Gerakan Bersihkan Indonesia mengungkap sindikasi bank terdiri dari Badan Usaha Milik Negara (BUMN) dan bank milik asing. Bank Mandiri, Bank Negara Indonesia (BNI), dan Bank Rakyat Indonesia (BRI) adalah tiga lembaga keuangan yang termasuk di dalam sindikasi dan dinilai memiliki komitmen nol terhadap keuangan berkelanjutan.

Peneliti Trend Asia Andri Prasetyi yang tergabung dalam gerakan Bersihkan Indonesia mengatakan, terdapat indikasi konflik kepentingan di balik keputusan sejumlah bank BUMN mendanai bisnis energi kotor batu bara tersebut. Menurutnya, hal itu karena saat ini Kementerian BUMN dipimpin oleh Menteri Erick Thohir, yang merupakan adik kandung dari CEO Adaro Energy, Garibaldi Thohir.  

Menurut Andri, kelindan kepentingan ini lantas menyebabkan prinsip pendanaan berwawasan lingkungan menjadi diabaikan. Dalam kerangka kebijakan yang lebih besar, pendanaan itu disebut semakin menggenapi paket keistimewaan yang diperoleh PT Adaro Energy dari rezim pemerintah usai revisi Undang-Undang Minerba. Lewat kebijakan tersebut, perusahaan itu termasuk yang mendapatkan jaminan kepastian perpanjangan izin operasi secara otomatis. 

Di tingkat regional, bank asal Malaysia, CIMB Niaga dan Maybank serta United Overseas Bank (UOB) asal Singapura juga terlibat dalam sindikasi tersebut. Menurut Koordinator Perkumpulan Aksi Ekologi dan Emansipasi Rakyat Pius Ginting, hal itu kontras dengan kebijakan pengurangan pembiayaan sektor batu bara, seperti yang dilakukan oleh CIMB Niaga baru-baru ini. 

“Keputusan CIMB untuk tetap membiayai Adaro sangat bertolak belakang dengan komitmennya untuk mengurangi aset produktif pada sektor batu bara”, ujar Pius. 

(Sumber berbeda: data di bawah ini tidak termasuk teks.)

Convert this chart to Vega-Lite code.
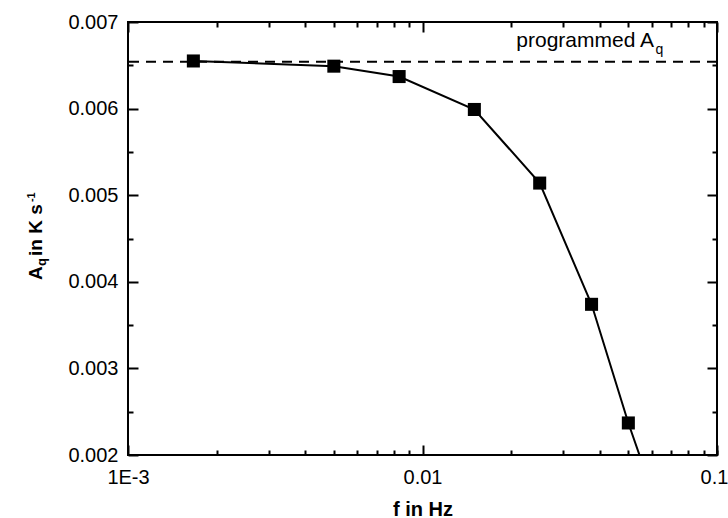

“Banyaknya lembaga keuangan berbasis Malaysia dan Singapura yang berikan dukungan keuangan bagi industri batu bara adalah ironi. Sebagai negara yang terpengaruh oleh kejadian asap dan badai, kegiatan investasi pendanaan di Malaysia dan Singapura merugikan rakyatnya dan juga merugikan rakyat Indonesia yang rentan bencana terkait perubahan iklim”, tegas Pius. 

Tidak hanya bank BUMN dan bank regional yang tidak konsisten dengan komitmennya, bank asal Inggris, Standard Chartered dan HSBC juga terlibat dalam sindikasi bank tersebut. Meskipun Standard Chartered mengaku telah memiliki kebijakan pembiayaan batu bara, namun Standard Chartered tetap terlibat dalam pembiayaan PT Adaro Energy. Menurut gerakan, hal tersebut menunjukan betapa lemahnya kebijakan batu bara yang diusung oleh Standard Chartered. 

“Slogan Standard Chartered, ‘Here For Good’ tidak berarti apa-apa jika Standard Chartered terus membiayai perusahaan batu bara yang bisnisnya dapat memperburuk perubahan iklim global," kata Binbin Mariana dari Indonesia Energy Finance Campaigner dari Market Forces. 

"Bank dan investor harus memilih apakah akan membangun untuk keselamatan umat manusia atau menyelamatkan elite batu bara. Kami menunggu komitmen institusi keuangan dan para investor untuk segera berhenti mendanai energi fosil,” tutup Indonesia Team Leader 350.org, Sisilia Nurmala Dewi.